Quite a lot of ground covered on this release so far, genuinely intrigued at what the final ditty will bring. Well first, just a bunch of mid-level curdle, threading the center of the occasional pealing strip of straight-laced feedback bleed. Then the mid-level curdle starts to agitate, tearing into rough patches of whitened belch. A sudden revelation as agitations roll into pained vocal rufflings, all the while the screechy pierce and bleed serving as guarantor of the expedited expiration of auricular faculties.
If They Move... Kill Em. Right you are, boss. Seems that someone unfortunately did move cause the results here are damn punishing. And just fucking DENSE. No screwing around even for a second, just dropped straight into the pure punishment, thick, rich, almost ridiculously overburdened and heavy. Stretched, too, to the edges of the audible spectrum, of the channel pan, flat flatulent chunks of bilge-crusted thundering bludger. Into this a fully filthed feed of carefully panned extremities, equal parts metallic, brittle, white-hot, scrunched tight, burnt to fucking shit. Filth, filth, and FILTH.

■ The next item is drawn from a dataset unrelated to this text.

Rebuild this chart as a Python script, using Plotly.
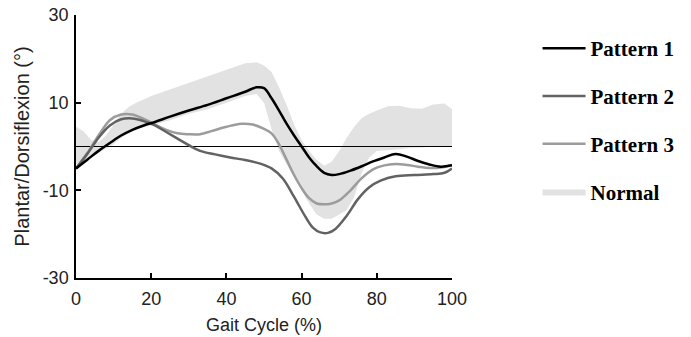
import plotly.graph_objects as go

# ---------------- data ----------------
p1_x = [0, 3, 6, 9, 12, 15, 18, 21, 25, 30, 35, 40, 45, 48, 50, 52, 54, 56, 58, 60,
        62, 64, 66, 68, 70, 73, 76, 79, 82, 85, 88, 91, 94, 97, 100]
p1_y = [-5, -3, -1, 0.8, 2.5, 3.8, 4.8, 5.6, 6.8, 8.2, 9.5, 11, 12.5, 13.5, 13.3, 11, 8.2, 5.2, 2.5, 0,
        -2.5, -4.5, -6, -6.5, -6.3, -5.5, -4.5, -3.4, -2.5, -1.7, -2.3, -3.3, -4.1, -4.6, -4.3]

p2_x = [0, 3, 6, 9, 12, 15, 18, 21, 24, 27, 30, 33, 37, 41, 45, 49, 52, 55, 58, 61,
        63, 65, 67, 69, 72, 75, 78, 81, 85, 90, 95, 98, 100]
p2_y = [-5, -1.7, 2, 4.8, 6.2, 6.4, 5.8, 4.8, 3.3, 1.8, 0.3, -1, -1.8, -2.5, -3.1, -3.9, -5, -7.3, -11.5, -16,
        -18.5, -19.6, -19.7, -18.8, -15.8, -12, -9.3, -7.8, -6.8, -6.5, -6.3, -6, -5]

p3_x = [0, 3, 6, 9, 12, 15, 18, 21, 24, 27, 30, 33, 36, 40, 44, 47, 50, 52, 54, 56,
        58, 60, 62, 64, 66, 68, 70, 73, 76, 79, 82, 85, 88, 91, 94, 97, 100]
p3_y = [-5, -1.5, 2.5, 6, 7.3, 7.3, 6.3, 5, 3.8, 3, 2.8, 2.8, 3.5, 4.5, 5.2, 5, 4, 3, 0.5, -3,
        -6.5, -9.5, -11.8, -13, -13.2, -13, -12.3, -10, -7.2, -5.2, -4.3, -4, -4.2, -4.6, -4.9, -4.8, -4.2]

norm_x = [0, 2, 4, 6, 8, 10, 12, 14, 16, 20, 25, 30, 35, 40, 45, 48, 50, 52, 54, 56,
          58, 60, 62, 64, 66, 68, 70, 72, 74, 76, 78, 80, 83, 86, 89, 92, 95, 98, 100]
norm_upper = [4.5, 3.5, 1.5, 1, 2.5, 5, 7.5, 9, 10, 11.5, 13, 14.5, 16, 17.5, 19, 19.2, 18.5, 17, 13.5, 9.5,
              5, 1.5, -1, -3, -4.4, -3.5, -1, 2, 4.5, 6.5, 7.5, 8.2, 9.2, 9.3, 8.7, 8.6, 9.6, 9.8, 8.5]
norm_lower = [-4, -3.5, -2.5, -1.5, -0.5, 0.5, 2, 3, 4, 4.8, 6, 7.5, 8.5, 10, 11.5, 12, 10, 4, -1, -4,
              -7, -10, -13, -15.5, -16.5, -16.5, -15.5, -14.5, -11.5, -6, -2.5, -1, -0.8, -0.6, -0.3, -0.2, 0, 0, 0]

ref_x = [0, 100]
ref_y = [0, 0]

x_ticks = [0, 20, 40, 60, 80, 100]
y_ticks = [-30, -10, 10, 30]

# ---------------- figure ----------------
fig = go.Figure()

fig.add_trace(go.Scatter(
    x=norm_x + norm_x[::-1], y=norm_upper + norm_lower[::-1],
    fill="toself", fillcolor="#e2e2e2", line=dict(width=0, color="#e2e2e2"),
    mode="lines", name="Normal", legendgroup="n", legendrank=4, hoverinfo="skip"))

fig.add_trace(go.Scatter(
    x=ref_x, y=ref_y, mode="lines", line=dict(color="#000000", width=1),
    showlegend=False, hoverinfo="skip"))

fig.add_trace(go.Scatter(x=p3_x, y=p3_y, mode="lines", name="Pattern 3",
                         line=dict(color="#9c9c9c", width=2.5, shape="spline"),
                         legendgroup="c", legendrank=3))
fig.add_trace(go.Scatter(x=p2_x, y=p2_y, mode="lines", name="Pattern 2",
                         line=dict(color="#626262", width=2.5, shape="spline"),
                         legendgroup="b", legendrank=2))
fig.add_trace(go.Scatter(x=p1_x, y=p1_y, mode="lines", name="Pattern 1",
                         line=dict(color="#000000", width=2.5, shape="spline"),
                         legendgroup="a", legendrank=1))

axis_font = dict(family="Liberation Sans, Arial, sans-serif", size=18, color="#222222")
ytitle_font = dict(family="Liberation Sans, Arial, sans-serif", size=20, color="#222222")

fig.update_layout(
    width=691, height=337,
    margin=dict(l=76, r=237, t=15, b=59),
    paper_bgcolor="white", plot_bgcolor="white",
    font=axis_font,
    showlegend=True,
    legend=dict(
        x=(540 - 76) / 378, xanchor="left",
        y=1 - (28 - 15) / 263, yanchor="top",
        font=dict(family="Liberation Serif, Times New Roman, serif", size=21, color="#000000",
                  weight="bold"),
        tracegroupgap=17.5, itemwidth=43, bgcolor="rgba(0,0,0,0)",
        traceorder="grouped",
    ),
    xaxis=dict(
        range=[0, 100], tickvals=x_ticks, ticktext=[str(v) for v in x_ticks],
        showline=True, linecolor="#000000", linewidth=1.5,
        ticks="inside", ticklen=5, tickcolor="#000000", tickwidth=1.5,
        showgrid=False, zeroline=False, tickfont=axis_font, automargin=False,
        ticklabelstandoff=4, ticklabeloverflow="allow",
        title=dict(text="Gait Cycle (%)", font=axis_font, standoff=10),
    ),
    yaxis=dict(
        range=[-30, 30], tickvals=y_ticks, ticktext=[str(v) for v in y_ticks],
        showline=True, linecolor="#000000", linewidth=1.5,
        ticks="inside", ticklen=5, tickcolor="#000000", tickwidth=1.5,
        showgrid=False, zeroline=False, tickfont=axis_font, automargin=False,
        ticklabelstandoff=2, ticklabeloverflow="allow",
        title=dict(text="Plantar/Dorsiflexion (°)", font=ytitle_font, standoff=8),
    ),
)

fig.write_html("out.html", config={"displayModeBar": False},
               post_script="document.body.style.margin='0';")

BT.HN. guests on track the second, but honestly after that first salvo you'd barely know it. Well, okay, now that the densities are sinking in, a crowded sense of forward non-movement, buried in even filthier burdenings of utter sludge. This is definitely of the capacity to challenge the capacities the low-end playback gear. Halfway through these eight minutes of perv-vection, scrap-metal scrinchings and wrenchings attempt to prize open the shut-tight airs, with more than modicum of success, the suffocating density somehow both weightier while seemingly hollowing out the core. A final give out of the insufferable pile-on and the pure metal scraps bash out a finely-hewn close.
The whole of the concluding side is given over to Hate On Hate. There is no fucking way this could not fucking destroy and, like, fuck. Destroyed. The opening intervals sound as though the protagonist were simply digging in the dirt, priming the destructive capacities. Then the huge and, yes, melodramatic slams of echoing metal distortions. A pull back and it's like only the bare distorted echoes vaguely beating against sludge-heap as the close-mic'd scrapes bite at the eyesocket. The descent to derelict dungeon hell is both steady and blurry-eyed, crud-slathered exertions piling onto crud-smothered oscillations, the barest echoed edges suggestive of so much gruesomely mangled meat. The brilliance here is in the very deliberate unfolding of the perversions, at all costs, snaring attentions in cumulative strangulated heaves of full-form saturated filth, the horrific gruesome spectacle of it simply too sick, and twisted, to ignore.